Even where state Guards did support 2024 elections, those activations were ordered by state governors, not by President Biden. The federal-government-deployed-troops-to-polling-places framing Hegseth used twice on the record is wrong on the activation authority and on the actual deployments.[30]
Two things stand out about the exchange. First, Hegseth used a false claim to deflect Tokuda’s actual question: would he obey an unlawful order from Trump in 2026? Second, he did not answer the actual question. CNN noted that Trump has not publicly said he plans to deploy troops to polls.
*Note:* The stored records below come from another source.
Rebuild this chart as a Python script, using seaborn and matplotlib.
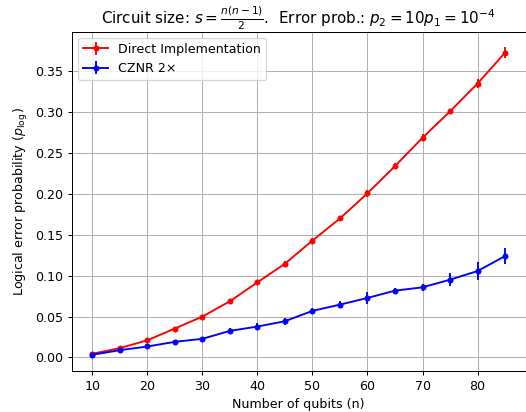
import matplotlib
matplotlib.use("Agg")
import matplotlib.pyplot as plt
import seaborn as sns

n_qubits = [10, 15, 20, 25, 30, 35, 40, 45, 50, 55, 60, 65, 70, 75, 80, 85]

direct_p = [0.0045, 0.0114, 0.021, 0.0354, 0.050, 0.0687, 0.0919, 0.1146,
            0.143, 0.170, 0.2008, 0.234, 0.2687, 0.301, 0.335, 0.3728]
direct_err = [0.001, 0.0015, 0.0015, 0.002, 0.002, 0.003, 0.003, 0.003,
              0.003, 0.003, 0.004, 0.004, 0.004, 0.0025, 0.006, 0.007]

cznr_p = [0.0033, 0.0089, 0.0134, 0.0191, 0.0228, 0.0325, 0.0378, 0.0443,
          0.057, 0.0646, 0.0728, 0.0817, 0.0858, 0.0951, 0.1057, 0.124]
cznr_err = [0.001, 0.0015, 0.0015, 0.002, 0.002, 0.003, 0.004, 0.004,
            0.004, 0.0047, 0.007, 0.0037, 0.0045, 0.008, 0.0105, 0.0095]

series = [
    ("Direct Implementation", direct_p, direct_err, "red"),
    ("CZNR 2\u00d7", cznr_p, cznr_err, "blue"),
]

# reference looks like a default mpl figure scaled down, so use a lower dpi
dpi = 91
fig = plt.figure(figsize=(526 / dpi, 412 / dpi), dpi=dpi)
ax = fig.add_axes([71.7 / 526, 41 / 412, 454 / 526, 339.5 / 412])

handles, labels = [], []
for label, vals, errs, color in series:
    sns.lineplot(x=n_qubits, y=vals, ax=ax, color=color, marker="o",
                 markersize=4, markeredgecolor=color, linewidth=1.5,
                 legend=False)
    line = ax.lines[-1]
    eb = ax.errorbar(n_qubits, vals, yerr=errs, fmt="none", ecolor=color,
                     elinewidth=1.5)
    handles.append((line, eb))
    labels.append(label)

ax.grid(True)
ax.set_xlabel("Number of qubits (n)")
ax.set_ylabel(r"Logical error probability ($p_{\log}$)")
ax.set_title(r"Circuit size: $s = \frac{n(n-1)}{2}$.  Error prob.: $p_2 = 10p_1 = 10^{-4}$")
ax.legend(handles, labels, loc="upper left")

fig.savefig("out.png", dpi=dpi)
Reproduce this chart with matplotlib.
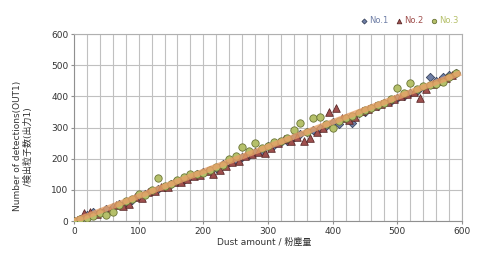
import matplotlib
matplotlib.use("Agg")
import matplotlib.pyplot as plt
import numpy as np

plt.rcParams['font.family'] = ['DejaVu Sans', 'Noto Sans CJK JP']

x1 = list(range(0, 600, 10))
y1 = [0, 6, 20, 28, 30, 38, 45, 55, 60, 68, 80, 88, 95, 102, 108, 118, 128, 133, 143, 150,
      157, 165, 170, 184, 188, 195, 205, 212, 220, 226, 240, 245, 252, 258, 268, 278, 285, 292, 300, 305,
      318, 311, 330, 314, 345, 350, 362, 370, 378, 384, 395, 400, 410, 418, 430, 462, 448, 462, 470, 475]

x2 = list(range(5, 595, 10))
y2 = [2, 25, 30, 22, 30, 35, 50, 48, 55, 78, 75, 92, 95, 110, 108, 125, 125, 135, 145, 148,
      160, 150, 165, 178, 190, 192, 210, 215, 222, 218, 235, 250, 262, 258, 268, 257, 266, 286, 300, 350,
      362, 330, 325, 335, 352, 360, 368, 375, 383, 390, 400, 408, 415, 395, 423, 440, 450, 460, 468]

x3 = list(range(0, 600, 10))
y3 = [0, 8, 10, 15, 25, 20, 28, 50, 65, 72, 88, 85, 100, 138, 112, 118, 130, 140, 150, 152,
      155, 165, 172, 180, 198, 210, 237, 225, 250, 235, 240, 252, 258, 265, 292, 314, 285, 330, 334, 310,
      298, 320, 330, 338, 345, 355, 362, 372, 380, 392, 427, 410, 442, 425, 432, 436, 440, 445, 462, 475]

labels = ["No.1", "No.2", "No.3"]
x_ticks = [0, 100, 200, 300, 400, 500, 600]
y_ticks = [0, 100, 200, 300, 400, 500, 600]

fig = plt.figure(figsize=(4.85, 2.74), dpi=100)
ax = fig.add_axes([0.1526, 0.1934, 0.8, 0.6825])

ax.set_xlim(0, 600)
ax.set_ylim(0, 600)
ax.set_xticks(x_ticks)
ax.set_yticks(y_ticks)
ax.set_xticks(np.arange(0, 601, 20), minor=True)
ax.grid(True, which='major', color='#c0c0c0', lw=0.8)
ax.grid(True, which='minor', axis='x', color='#c0c0c0', lw=0.8)
ax.set_axisbelow(True)
for s in ax.spines.values():
    s.set_color('#b0b0b0')
    s.set_linewidth(0.8)
ax.spines['left'].set_color('#909090')
ax.spines['bottom'].set_color('#909090')
ax.tick_params(which='both', length=2, color='#909090', labelsize=6.5, labelcolor='#333333', pad=2)
ax.tick_params(which='minor', length=0)

ax.scatter(x1, y1, marker='D', s=18, c='#6f7fa6', edgecolors='#3a445e', linewidths=0.6, zorder=3, label=labels[0])
ax.scatter(x2, y2, marker='^', s=30, c='#a0504e', edgecolors='#5a2828', linewidths=0.6, zorder=3, label=labels[1])
ax.scatter(x3, y3, marker='o', s=28, c='#b5c06a', edgecolors='#6a7436', linewidths=0.6, zorder=4, label=labels[2])

allx = np.array(x1 + x2 + x3, dtype=float)
ally = np.array(y1 + y2 + y3, dtype=float)
k = np.sum(allx * ally) / np.sum(allx * allx)
xl = np.array([0, 598])
ax.plot(xl, k * xl, color='#e6a068', lw=4.0, alpha=0.8, zorder=5, solid_capstyle='butt')

leg = ax.legend(loc='lower right', bbox_to_anchor=(1.0, 1.03), ncol=3, frameon=False,
                fontsize=6, handletextpad=0.1, columnspacing=0.8, handlelength=1.0,
                borderaxespad=0, labelcolor='markerfacecolor', markerscale=0.6)

ax.set_xlabel("Dust amount / 粉塵量", fontsize=6.5, color='#333333',
              family=['DejaVu Sans', 'Noto Sans CJK JP'])
ax.xaxis.set_label_coords(0.49, -0.09)
ax.set_ylabel("Number of detections(OUT1)\n/検出粒子数(出力1)", fontsize=6.5, color='#333333',
              family=['DejaVu Sans', 'Noto Sans CJK JP'], linespacing=1.3)
ax.yaxis.set_label_coords(-0.105, 0.4)

fig.savefig("out.png", dpi=100)
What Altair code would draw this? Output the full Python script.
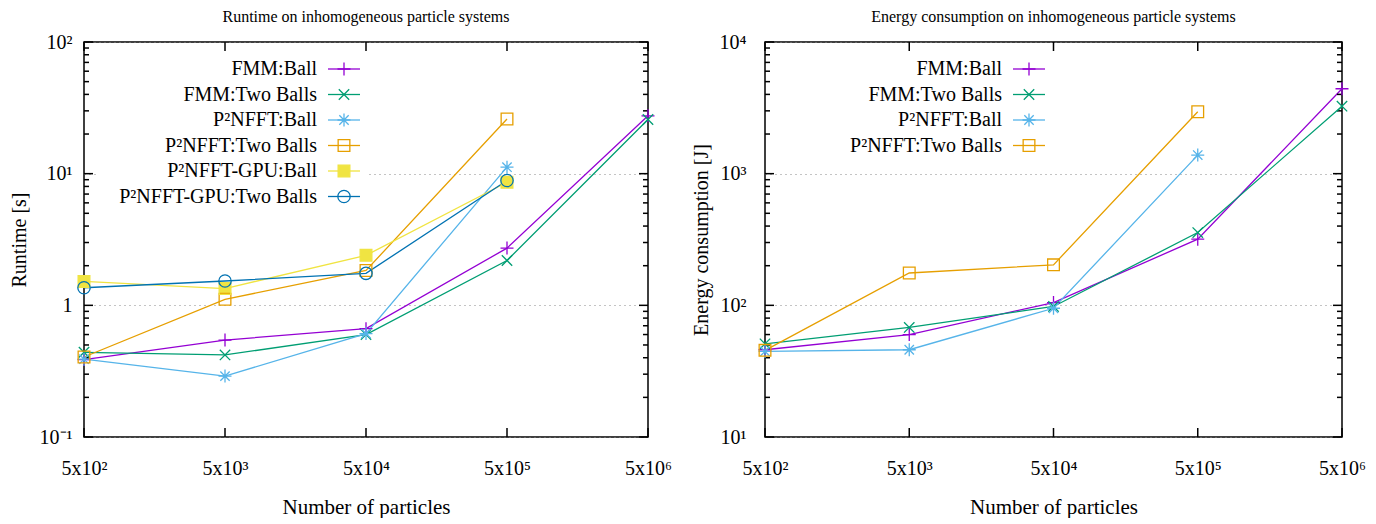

The narrative groundwork (a Biden-era precedent for federal-troop deployment to polling places, invented on the record under oath) is being laid anyway.[30]
The Virginia Test
On April 21, Virginia voters approved a referendum to redraw the state’s congressional map.[3] The measure passed 51.45% to 48.55%.[3] By the next morning, Trump posted on Truth Social:
“A RIGGED ELECTION TOOK PLACE LAST NIGHT IN THE GREAT COMMONWEALTH OF VIRGINIA!”[4]
He blamed “a massive ‘Mail In Ballot Drop’“[4]: standard procedure for counting mail ballots, the same process used in every election.
Even Virginia Republicans who opposed the referendum made no effort to question the legitimacy of the result.[2] The margin was clear and the votes were counted normally. But the result was unfavorable, so it was “rigged.”
This matters because Trump had already set the stage. In February, he said he would accept the 2026 midterm results only “if the elections are honest” — and that “if the elections aren’t honest, then something else has to happen.”[11] The Virginia claim is the first concrete application of that framework to a 2026 election.[2]
The Mail-In Voting Question
A significant portion of the administration’s election actions target mail-in voting. Trump has called it “cheating” and signed executive orders restricting it.[15]
On March 23, 2026, Trump cast a mail ballot in a Florida special election.[15] Palm Beach County records confirm this.[15] That same day, he said at a rally in Memphis: “Mail-in voting means mail-in cheating.”[15]
Mail-in voting has been used in the United States for decades. Oregon has conducted all elections entirely by mail since 1998.[15] Utah, Washington, Colorado, and Hawaii do the same. Arizona, a Republican-led state, has offered no-excuse mail voting since 1991, and a majority of Arizona voters use it.[15]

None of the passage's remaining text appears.